Take the lines from the top down to and including the one with "(outL) at (107.5,587)" and repeat them exactly. Omit images.

Stored rows =
.....
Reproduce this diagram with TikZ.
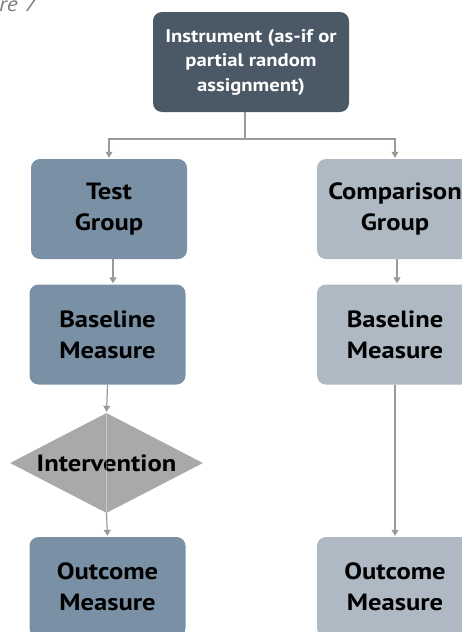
\documentclass[tikz,border=0pt]{standalone}
\usepackage{fontspec}
\setmainfont[FakeStretch=1.13]{PT Sans}
\usepackage{tikz}
\usetikzlibrary{arrows.meta, positioning, shapes.geometric}

\definecolor{instcol}{HTML}{4B5966}
\definecolor{testcol}{HTML}{7A90A5}
\definecolor{compcol}{HTML}{AFB9C4}
\definecolor{diacol}{HTML}{A9A9A9}
\definecolor{linecol}{HTML}{9A9A9A}

\begin{document}
\begin{tikzpicture}[x=1pt, y=-1pt, >={Triangle[width=7pt,length=6pt]},
  box/.style={rectangle, rounded corners=9pt, minimum width=156pt, minimum height=100pt,
    align=center, font=\fontsize{23.5}{31}\selectfont\bfseries, inner sep=0pt},
  testbox/.style={box, fill=testcol},
  compbox/.style={box, fill=compcol},
  conn/.style={draw=linecol, line width=1.2pt},
  arr/.style={conn, ->, shorten >=1pt}]
\useasboundingbox (0,0) rectangle (462,632);
\clip (0,0) rectangle (462,632);

% Caption fragment
\node[anchor=base west, inner sep=0pt, text=gray, font=\fontsize{21}{24}\selectfont\itshape] (cap) at (-1,11) {re 7};

% Top instrument
\node[box, fill=instcol, text=white, minimum width=196pt,
      font=\fontsize{18.3}{24.5}\selectfont\bfseries] (inst) at (251,62)
      {Instrument (as-if or\\partial random\\assignment)};

% Test arm
\node[testbox] (testG) at (109,209) {Test\\Group};
\node[testbox] (baseL) at (107.5,334.5) {Baseline\\Measure};
\node[diamond, aspect=1.93, fill=diacol, inner sep=0pt, minimum width=193pt, minimum height=100pt,
      font=\fontsize{23.5}{31}\selectfont\bfseries] (interv) at (106.5,463) {Intervention};
\node[testbox] (outL) at (107.5,587) {Outcome\\Measure};

% Comparison arm
\node[compbox] (compG) at (395,209) {Comparison\\Group};
\node[compbox] (baseR) at (395,334.5) {Baseline\\Measure};
\node[compbox] (outR) at (395,587) {Outcome\\Measure};

% Split below the instrument
\coordinate (split) at (245,139);
\draw[conn] (inst.south -| split) -- (split);
\draw[arr] (split) -| (testG.north);
\draw[arr] (split) -| (compG.north);

% Arrows down each arm
\draw[arr] ([xshift=4pt]testG.south) -- ([xshift=5.5pt]baseL.north);
\draw[arr] (baseL.south) -- (interv.north);
\draw[draw=white, opacity=0.35, line width=1pt] (interv.north) -- (interv.south);
\draw[arr] (interv.south) -- (outL.north);
\draw[arr] ([xshift=2pt]compG.south) -- ([xshift=2pt]baseR.north);
\draw[arr] (baseR.south) -- (outR.north);

\end{tikzpicture}
\end{document}
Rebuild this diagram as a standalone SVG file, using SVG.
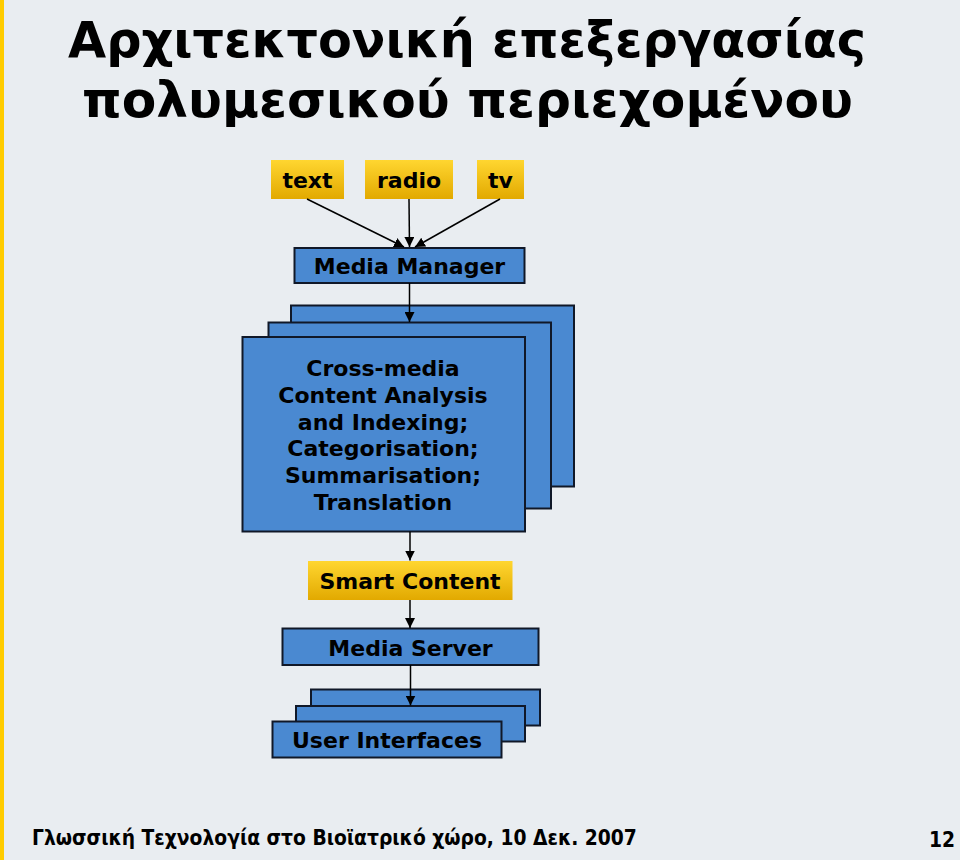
<svg xmlns="http://www.w3.org/2000/svg" width="960" height="860" viewBox="0 0 960 860">
<defs>
<linearGradient id="yg" x1="0" y1="0" x2="0" y2="1">
<stop offset="0" stop-color="#FFD630"/>
<stop offset="1" stop-color="#E2A900"/>
</linearGradient>
<marker id="ah" viewBox="0 0 10 10" refX="10" refY="5" markerWidth="10" markerHeight="10" markerUnits="userSpaceOnUse" orient="auto">
<path d="M0,0 L10,5 L0,10 Z" fill="#000"/>
</marker>
<style>
.t{font-family:"DejaVu Sans",Verdana,sans-serif;font-weight:bold;fill:#000;text-anchor:middle;font-size:22px}
.ttl{font-family:"DejaVu Sans",Verdana,sans-serif;font-weight:bold;fill:#000;font-size:50.5px}
.ft{font-family:"DejaVu Sans Condensed","DejaVu Sans",sans-serif;font-weight:bold;fill:#000;font-size:20.8px}
.y{fill:url(#yg);stroke:none}
.b{fill:#4A89D1;stroke:#101828;stroke-width:2}
.c{stroke:#000;stroke-width:1.5;fill:none;marker-end:url(#ah)}
</style>
</defs>
<rect x="0" y="0" width="960" height="860" fill="#E9EDF1"/>
<rect x="0" y="0" width="4" height="860" fill="#FFCC00"/>
<g id="title">
<text class="ttl" x="68" y="57" textLength="798" lengthAdjust="spacingAndGlyphs">Αρχιτεκτονική επεξεργασίας</text>
<text class="ttl" x="82" y="117" textLength="771" lengthAdjust="spacingAndGlyphs">πολυμεσικού περιεχομένου</text>
</g>
<g id="n-text"><rect class="y" x="271" y="160" width="73" height="39"/><text class="t" x="307.5" y="188">text</text></g>
<g id="n-radio"><rect class="y" x="365" y="160" width="88" height="39"/><text class="t" x="409" y="188">radio</text></g>
<g id="n-tv"><rect class="y" x="477" y="160" width="47" height="39"/><text class="t" x="500.5" y="188">tv</text></g>
<g id="n-mediamanager"><rect class="b" x="294.5" y="248" width="230" height="35"/><text class="t" x="409.5" y="274">Media Manager</text></g>
<g id="n-analysis">
<rect class="b" x="291" y="305.5" width="283" height="181"/>
<rect class="b" x="268.5" y="322.5" width="282.5" height="186"/>
<rect class="b" x="242.5" y="337" width="282.5" height="194.5"/>
<text class="t" x="383"><tspan x="383" y="376">Cross-media</tspan><tspan x="383" y="403">Content Analysis</tspan><tspan x="383" y="429.5">and Indexing;</tspan><tspan x="383" y="456">Categorisation;</tspan><tspan x="383" y="483">Summarisation;</tspan><tspan x="383" y="510">Translation</tspan></text>
</g>
<g id="n-smartcontent"><rect class="y" x="308" y="561" width="204.5" height="39"/><text class="t" x="410" y="589">Smart Content</text></g>
<g id="n-mediaserver"><rect class="b" x="282.5" y="628.5" width="256" height="36.5"/><text class="t" x="410.5" y="656">Media Server</text></g>
<g id="n-ui">
<rect class="b" x="311" y="689.5" width="229" height="36"/>
<rect class="b" x="296" y="706" width="229" height="35.5"/>
<rect class="b" x="272.5" y="721.5" width="229" height="36"/>
<text class="t" x="387" y="748" font-size="22.5">User Interfaces</text>
</g>
<g id="connectors">
<line class="c" x1="307" y1="199" x2="404" y2="247"/>
<line class="c" x1="409" y1="199" x2="409.5" y2="247"/>
<line class="c" x1="500" y1="199" x2="415" y2="247"/>
<line class="c" x1="409.5" y1="283" x2="409.5" y2="322"/>
<line class="c" x1="410" y1="531.5" x2="410" y2="560.5"/>
<line class="c" x1="410" y1="600" x2="410" y2="628"/>
<line class="c" x1="410.5" y1="665" x2="410.5" y2="705.5"/>
</g>
<g id="footer">
<text class="ft" x="32" y="845">Γλωσσική Τεχνολογία στο Βιοϊατρικό χώρο, 10 Δεκ. 2007</text>
<text class="ft" x="955" y="847" text-anchor="end">12</text>
</g>
</svg>
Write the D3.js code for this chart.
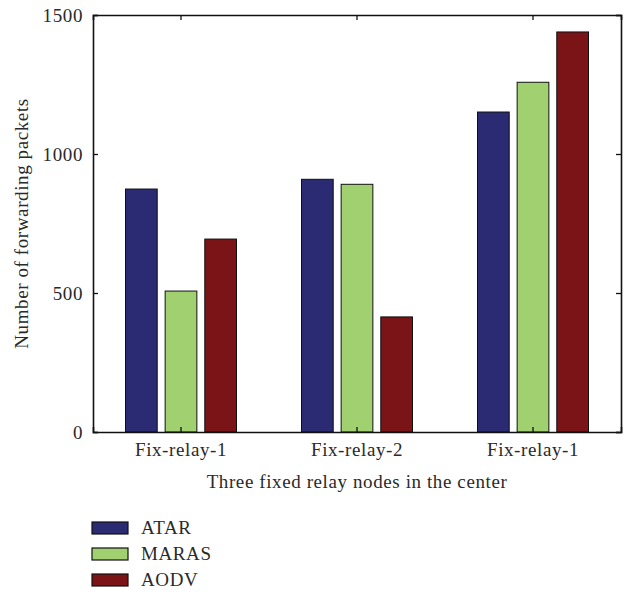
<!DOCTYPE html>
<html>
<head>
<meta charset="utf-8">
<script src="https://cdn.jsdelivr.net/npm/d3@7"></script>
<style>
  body { margin: 0; background: #fff; }
  text { font-family: "Liberation Serif", "Times New Roman", serif; fill: #2a2a2a; letter-spacing: 0.6px; }
</style>
</head>
<body>
<svg></svg>
<script>
const categories = ["Fix-relay-1", "Fix-relay-2", "Fix-relay-1"];
const seriesNames = ["ATAR", "MARAS", "AODV"];
const atar = [874, 909, 1151];
const maras = [507, 891, 1258];
const aodv = [694, 414, 1439];
const yTicks = [0, 500, 1000, 1500];
const colors = ["#2a2b73", "#a0d070", "#7a1417"];

const values = [atar, maras, aodv];

const svgWidth = 628;
const svgHeight = 593;
const margin = { top: 15, right: 7, bottom: 161, left: 93 };
const width = svgWidth - margin.left - margin.right;
const height = svgHeight - margin.top - margin.bottom;

const svg = d3.select('svg')
  .attr('width', svgWidth)
  .attr('height', svgHeight);

const g = svg.append('g')
  .attr('transform', 'translate(' + margin.left + ',' + margin.top + ')');

const x0 = d3.scaleBand()
  .domain(d3.range(categories.length))
  .range([0, width]);

const x1 = d3.scaleBand()
  .domain(seriesNames)
  .range([x0.bandwidth() / 2 - 55.5, x0.bandwidth() / 2 + 55.5])
  .paddingInner(0.2);

const y = d3.scaleLinear()
  .domain([0, 1500])
  .range([height, 0]);

// bars
const groups = g.selectAll('.grp')
  .data(categories)
  .join('g')
  .attr('transform', (d, i) => 'translate(' + x0(i) + ',0)');

groups.selectAll('rect')
  .data((d, i) => seriesNames.map((s, j) => ({ s: s, j: j, v: values[j][i] })))
  .join('rect')
  .attr('x', (d) => x1(d.s))
  .attr('y', (d) => y(d.v))
  .attr('width', x1.bandwidth())
  .attr('height', (d) => y(0) - y(d.v))
  .attr('fill', (d) => colors[d.j])
  .attr('stroke', '#111')
  .attr('stroke-width', 1);

// axes (ticks point inward, box frame)
const fontSize = '19px';

const leftAxis = g.append('g')
  .call(d3.axisLeft(y).tickValues(yTicks).tickSize(-5).tickPadding(10).tickFormat(d3.format('d')));
leftAxis.selectAll('text').style('font-size', fontSize);

const rightAxis = g.append('g')
  .attr('transform', 'translate(' + width + ',0)')
  .call(d3.axisRight(y).tickValues(yTicks).tickSize(-5).tickFormat(''));

const bottomAxis = g.append('g')
  .attr('transform', 'translate(0,' + height + ')')
  .call(d3.axisBottom(x0).tickSize(-5).tickPadding(11).tickFormat((i) => categories[i]));
bottomAxis.selectAll('text').style('font-size', fontSize);

const topAxis = g.append('g')
  .call(d3.axisTop(x0).tickSize(-5).tickFormat(''));

[leftAxis, rightAxis, bottomAxis, topAxis].forEach((a) => {
  a.select('.domain').attr('stroke', '#111').attr('stroke-width', 1.6);
  a.selectAll('.tick line').attr('stroke', '#111').attr('stroke-width', 1.3);
});

// axis titles
g.append('text')
  .attr('x', width / 2)
  .attr('y', height + 56)
  .attr('text-anchor', 'middle')
  .style('font-size', fontSize)
  .text('Three fixed relay nodes in the center');

g.append('text')
  .attr('transform', 'rotate(-90)')
  .attr('x', -height / 2)
  .attr('y', -65)
  .attr('text-anchor', 'middle')
  .style('font-size', fontSize)
  .text('Number of forwarding packets');

// legend
const legend = svg.append('g')
  .attr('transform', 'translate(92,522)');

const item = legend.selectAll('g')
  .data(seriesNames)
  .join('g')
  .attr('transform', (d, i) => 'translate(0,' + i * 26 + ')');

item.append('rect')
  .attr('width', 36)
  .attr('height', 12)
  .attr('fill', (d, i) => colors[i])
  .attr('stroke', '#111')
  .attr('stroke-width', 1.2);

item.append('text')
  .attr('x', 49)
  .attr('y', 12)
  .style('font-size', fontSize)
  .text((d) => d);
</script>
</body>
</html>
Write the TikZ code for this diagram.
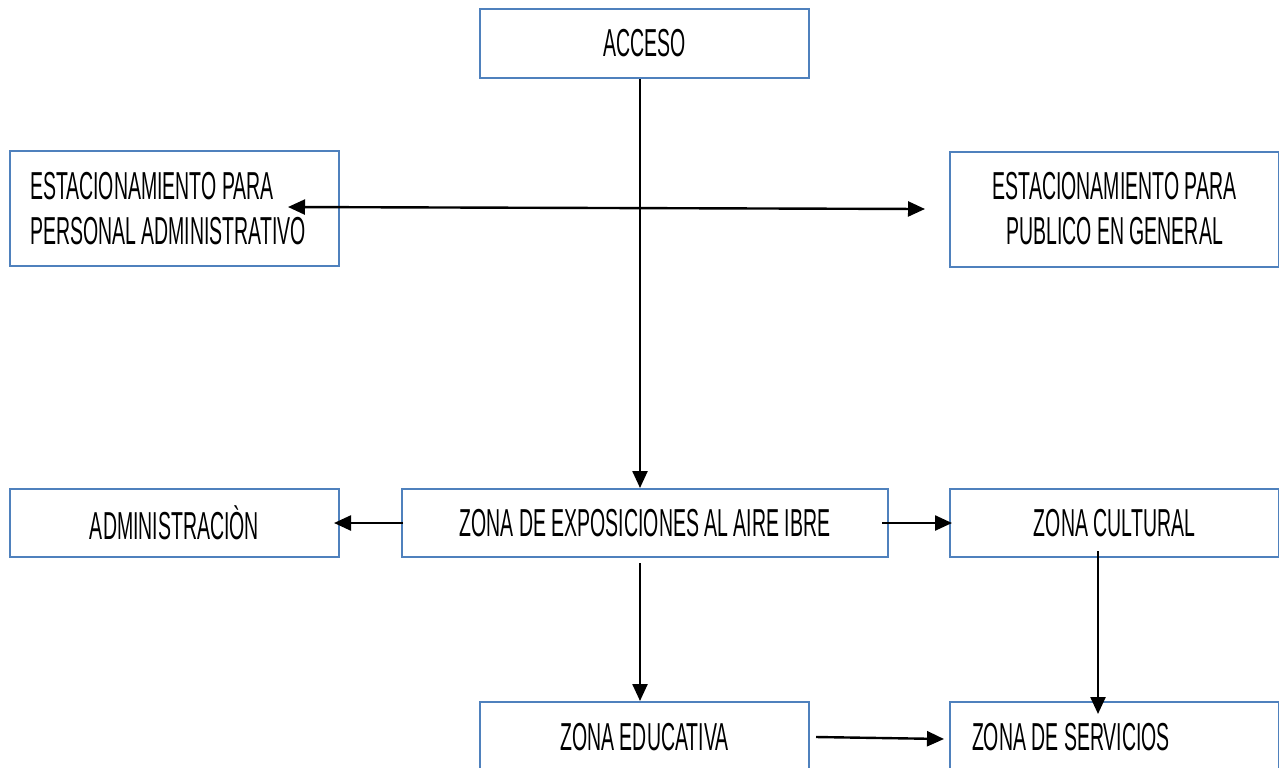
\documentclass[tikz,border=0pt]{standalone}
\usepackage{fontspec}
\setmainfont[FakeStretch=0.5]{Liberation Sans}
\usetikzlibrary{arrows.meta,positioning,calc}
\definecolor{boxblue}{HTML}{4F81BD}

\begin{document}
\begin{tikzpicture}[x=0.5pt,y=-0.5pt,font=\fontsize{19.5}{22.5}\selectfont,
  zona/.style={draw=boxblue,line width=1pt,minimum width=164.5pt,minimum height=34.5pt,inner sep=0pt,align=center},
  zonaizq/.style={zona,inner xsep=10pt,text width=144.5pt,align=flush left},
  parq/.style={zona,minimum height=57.5pt},
  flecha/.style={line width=1.2pt,-{Triangle[length=8.5pt,width=7.5pt]}}]
  \clip (0,0) rectangle (1279,767);
  \fill[white] (0,0) rectangle (1279,767);
  \node[zona] (acceso) at (644.5,43.5) {ACCESO};
  \node[parq,inner xsep=10pt,text width=144.5pt,align=flush left] (estadmin) at (174.5,208.5) {ESTACIONAMIENTO PARA\\PERSONAL ADMINISTRATIVO};
  \node[parq] (estpublico) at (1114.5,209) {ESTACIONAMIENTO PARA\\PUBLICO EN GENERAL};
  \node[zona,minimum height=34pt] (admin) at (174.5,523) {ADMINISTRACIÒN};
  \node[zona,minimum height=34pt,minimum width=243pt] (expo) at (645,523) {ZONA DE EXPOSICIONES AL AIRE IBRE};
  \node[zona,minimum height=34pt] (cultural) at (1114.5,523) {ZONA CULTURAL};
  \node[zona,minimum height=35pt] (educativa) at (644.5,737) {ZONA EDUCATIVA};
  \node[zonaizq,minimum height=35pt,inner xsep=11pt,text width=142.5pt] (servicios) at (1114.5,737) {ZONA DE SERVICIOS};
  % double arrow between the two parkings
  \coordinate (parqizq) at (288,207);
  \coordinate (parqder) at (925,209);
  \draw[flecha] ([xshift=-2.25pt]acceso.south) -- ([xshift=-2.25pt]acceso.south |- expo.north);
  \draw[line width=1.2pt,{Triangle[length=8.5pt,width=7.5pt]}-{Triangle[length=8.5pt,width=7.5pt]}] (parqizq) -- (parqder);
  \draw[flecha] ([xshift=1pt]expo.west) -- ([xshift=-3pt]admin.east);
  \draw[flecha] ([xshift=-3.5pt]expo.east) -- ([xshift=1.5pt]cultural.west);
  \draw[flecha] ([xshift=-2.5pt,yshift=-2.5pt]expo.south) -- ([xshift=-2.5pt]expo.south |- educativa.north);
  \draw[flecha] ([xshift=-8.25pt,yshift=3.5pt]cultural.south) -- ([xshift=-8.25pt,yshift=-6.5pt]cultural.south |- servicios.north);
  \draw[flecha] ([xshift=3pt]educativa.east) -- ([xshift=-2.5pt,yshift=-1pt]servicios.west);
\end{tikzpicture}
\end{document}
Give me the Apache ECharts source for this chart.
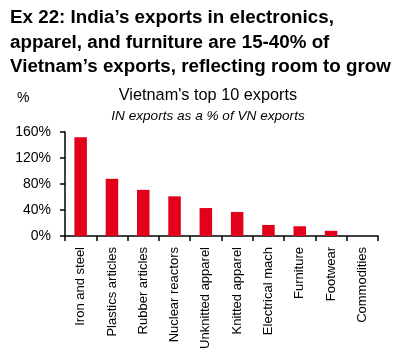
<!DOCTYPE html>
<html><head><meta charset="utf-8">
<script src="https://cdn.jsdelivr.net/npm/echarts@6/dist/echarts.min.js"></script>
<style>html,body{margin:0;padding:0;background:#fff}#c{width:400px;height:359px}</style>
</head><body><div id="c"></div>
<script>
const categories = ["Iron and steel","Plastics articles","Rubber articles","Nuclear reactors","Unknitted apparel","Knitted apparel","Electrical mach","Furniture","Footwear","Commodities"];
const values = [152, 88, 71, 61, 43, 37, 17, 15, 8, 0];
const yTicks = [0, 40, 80, 120, 160];

const chart = echarts.init(document.getElementById('c'), null, {renderer:'canvas'});
const F = '"Liberation Sans", Arial, sans-serif';
chart.setOption({
  animation:false,
  title:[
    {text:"Ex 22: India\u2019s exports in electronics,\napparel, and furniture are 15-40% of\nVietnam\u2019s exports, reflecting room to grow",
     left:5, top:1, textStyle:{fontFamily:F, fontWeight:'bold', fontSize:18.8, lineHeight:24.5, color:'#000'}},
    {text:"%", left:12, top:86, textStyle:{fontFamily:F, fontWeight:'normal', fontSize:14, color:'#000'}},
    {text:"Vietnam's top 10 exports", left:203, textAlign:'center', top:83, textStyle:{fontFamily:F, fontWeight:'normal', fontSize:16.3, color:'#000'}},
    {text:"IN exports as a % of VN exports", left:203, textAlign:'center', top:104, textStyle:{fontFamily:F, fontWeight:'normal', fontStyle:'italic', fontSize:13.6, color:'#000'}}
  ],
  grid:{left:65, right:22, top:132, bottom:123, outerBoundsMode:'none', containLabel:false},
  xAxis:{type:'category', data:categories,
    axisLine:{lineStyle:{color:'#000', width:1.5}},
    axisTick:{show:true, length:5, lineStyle:{color:'#000', width:1.5}},
    axisLabel:{rotate:90, interval:0, fontFamily:F, fontSize:13, color:'#000', margin:11}},
  yAxis:{type:'value', min:0, max:160, interval:40,
    axisLine:{show:true, lineStyle:{color:'#000', width:1.5}},
    axisTick:{show:true, length:5, lineStyle:{color:'#000', width:1.5}},
    splitLine:{show:false},
    axisLabel:{fontFamily:F, fontSize:14, color:'#000', margin:14, formatter:v=>yTicks.includes(v)?v+'%':''}},
  series:[{type:'bar', data:values, barWidth:'40%', itemStyle:{color:'#E2001A'}}]
});
</script></body></html>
.....
Completed task =
Reproduce this diagram with TikZ.
\documentclass[tikz,border=0pt]{standalone}
\usepackage{fontspec}
\setmainfont[FakeStretch=1.13]{PT Sans}
\usepackage{tikz}
\usetikzlibrary{arrows.meta, positioning, shapes.geometric}

\definecolor{instcol}{HTML}{4B5966}
\definecolor{testcol}{HTML}{7A90A5}
\definecolor{compcol}{HTML}{AFB9C4}
\definecolor{diacol}{HTML}{A9A9A9}
\definecolor{linecol}{HTML}{9A9A9A}

\begin{document}
\begin{tikzpicture}[x=1pt, y=-1pt, >={Triangle[width=7pt,length=6pt]},
  box/.style={rectangle, rounded corners=9pt, minimum width=156pt, minimum height=100pt,
    align=center, font=\fontsize{23.5}{31}\selectfont\bfseries, inner sep=0pt},
  testbox/.style={box, fill=testcol},
  compbox/.style={box, fill=compcol},
  conn/.style={draw=linecol, line width=1.2pt},
  arr/.style={conn, ->, shorten >=1pt}]
\useasboundingbox (0,0) rectangle (462,632);
\clip (0,0) rectangle (462,632);

% Caption fragment
\node[anchor=base west, inner sep=0pt, text=gray, font=\fontsize{21}{24}\selectfont\itshape] (cap) at (-1,11) {re 7};

% Top instrument
\node[box, fill=instcol, text=white, minimum width=196pt,
      font=\fontsize{18.3}{24.5}\selectfont\bfseries] (inst) at (251,62)
      {Instrument (as-if or\\partial random\\assignment)};

% Test arm
\node[testbox] (testG) at (109,209) {Test\\Group};
\node[testbox] (baseL) at (107.5,334.5) {Baseline\\Measure};
\node[diamond, aspect=1.93, fill=diacol, inner sep=0pt, minimum width=193pt, minimum height=100pt,
      font=\fontsize{23.5}{31}\selectfont\bfseries] (interv) at (106.5,463) {Intervention};
\node[testbox] (outL) at (107.5,587) {Outcome\\Measure};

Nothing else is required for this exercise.